Not the usual American version.
Finally its about time that the Australian government woke up. One David Hicks was more than enough. Just as I hope one day he will be compensated for the crimes that have been perpetrated against him, so if this farce continues, Julian will be also entitled to compensation for the crimes being perpetrated against him.
If the USA is interfering with the sex abuse case, and if it is manipulating laws to try to pay him out for revealing the truth about their dishonesty and crimes, there may well be more than a million young computer whizz kids who will not take it lying down.
And I for one do not blame them. If I knew how, I would join them!
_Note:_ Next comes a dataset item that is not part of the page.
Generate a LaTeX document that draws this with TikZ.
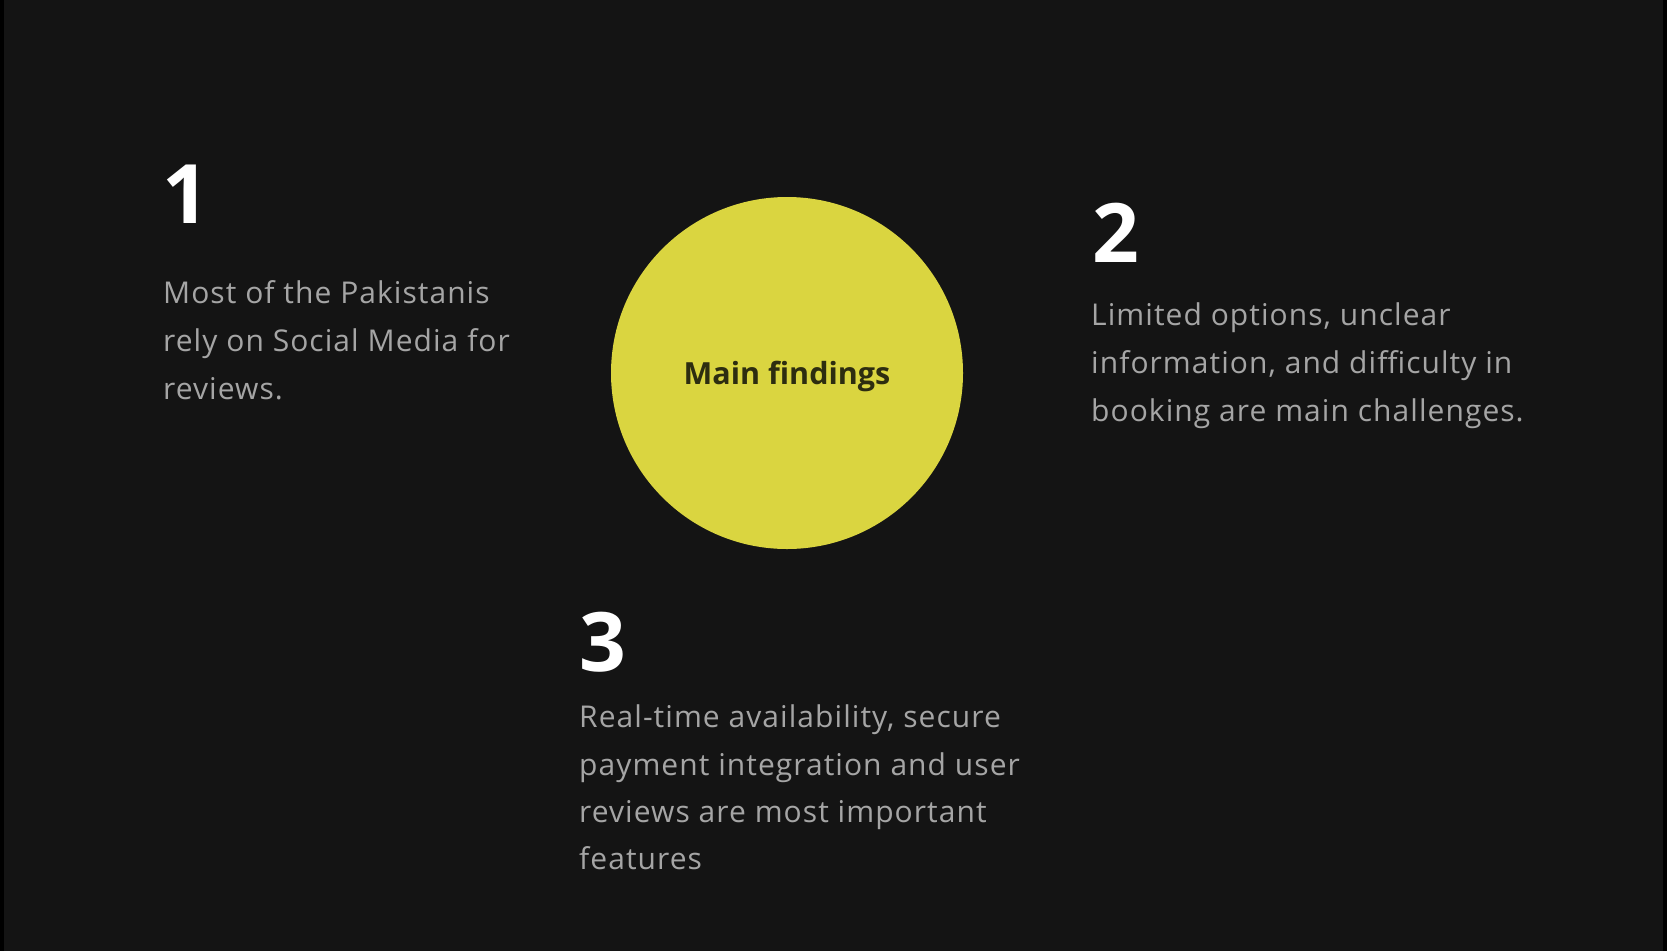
\documentclass[tikz,border=0pt]{standalone}
\usepackage{fontspec}
\setmainfont{Open Sans}
\newfontfamily\bodyfont[LetterSpace=3.5]{Open Sans}
\definecolor{bg}{RGB}{20,20,20}
\definecolor{edge}{RGB}{0,0,0}
\definecolor{sun}{RGB}{218,213,64}
\definecolor{body}{RGB}{165,165,165}
\definecolor{ink}{RGB}{45,45,16}
\begin{document}
\begin{tikzpicture}[x=1pt,y=1pt,
  bodyline/.style={anchor=base west,inner sep=0pt,text=body,font=\bodyfont\fontsize{30}{36}\selectfont},
  numeral/.style={anchor=base west,inner sep=0pt,text=white,font=\fontsize{82}{90}\selectfont\bfseries},
  hub/.style={circle,fill=sun,minimum size=352pt,inner sep=0pt}]
\useasboundingbox (0,0) rectangle (1667,-951);
\fill[edge] (0,0) rectangle (1667,-951);
\fill[bg] (4,0) rectangle (1663,-951);
\node[hub] (c) at (787,-373) {};
\node[anchor=base,inner sep=0pt,text=ink,font=\fontsize{30.5}{36}\selectfont\bfseries] (ct) at (787,-384) {Main findings};
% 1
\node[numeral] (n1) at (162,-223) {1};
\node[bodyline] (p1a) at (163,-303) {Most of the Pakistanis};
\node[bodyline] (p1b) at (163,-351) {rely on Social Media for};
\node[bodyline] (p1c) at (163,-399) {reviews.};
% 2
\node[numeral] (n2) at (1092,-262) {2};
\node[bodyline] (p2a) at (1091,-325) {Limited options, unclear};
\node[bodyline] (p2b) at (1091,-373) {information, and difficulty in};
\node[bodyline] (p2c) at (1091,-421) {booking are main challenges.};
% 3
\node[numeral] (n3) at (579,-671) {3};
\node[bodyline] (p3a) at (579,-727) {Real-time availability, secure};
\node[bodyline] (p3b) at (579,-775) {payment integration and user};
\node[bodyline] (p3c) at (579,-822) {reviews are most important};
\node[bodyline] (p3d) at (579,-869) {features};
\end{tikzpicture}
\end{document}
They have a right to the truth.
We all do.
And if our mealy mouthed governments, and supine media won't let us have it, then we will have to rely on others who will.
Others like Julian assange and Wiki Leaks.
And our old friend John Pilger.
Lavinia Moore
Coming from the country that gave all us young men great sex with the Nordic princesses who willingly bedded us randy young Brits in Israel and the Canary Islands, it's sad to see that Sweden is now using 'rape' in its dubious definition, as a case against Assange. Equally sad is watching the country that seemed to represent good law is now the 'stalking horse' for the CIA and all the conservative politicians in the USA who are desperate to assassinate Assange.
Sic transit gloria mundi.
'Tom O'Gara' noble points, well made. Go away, watch Pilger's film, come back and tell us how you still vehemently feel that the whole thing's a conspiracy theory and that we do in fact live in a fine ole world and that Pilger is the one uncritically peddling shameful lies to pay the mortgage. Bear in mind at all time that Afghans/Iraqia/Vietnamese are no less human than you are and have no less a right to not have their only lives shat upon to sustain your pathetic furious masturbation.
Incidentally that brilliant lawyer you mention finds it 'inexplicable' [sic] how Pilger is able to comment on 'accusations', when everyone else, himself included, can. One law for Pilger, one for everyone else. It's amazing the loopholes we can wrap ourselves up in to avoid facing the reality that underpins our lives. Some more convincingly than others.
I watched his film.
The war I apparently didn't see was actually the war I did see?
Emperors new clothes?
Jullian Assange is being stitched up!!!!!!!
Reading this thread is depressing. Helen you get the highest cliche gold star available, Mr. Divine, you are either illiterate, and the fact that you seem to be able to write contradicts this possibility, or simply didn't read or haven't read anything about the case besides Sun headlines - the women themselves said they weren't raped. Pathetic how easily people's only bias is used against them.
http://theendisalwaysnear.blogspot.com/2010/12/fix-needs-leak.html
Well then Bob, I hope you were out there fighting it with all your might. Because, for the rest of us, that TITLE is our excuse.
It's rather odd that 'decent people' like Pilger seem to some to occupy a spot way, way, outside the mainstream. Doesn't this show how far the mainstream has moved to the right, leaving people like Pilger, stranded on the hard, radical, left.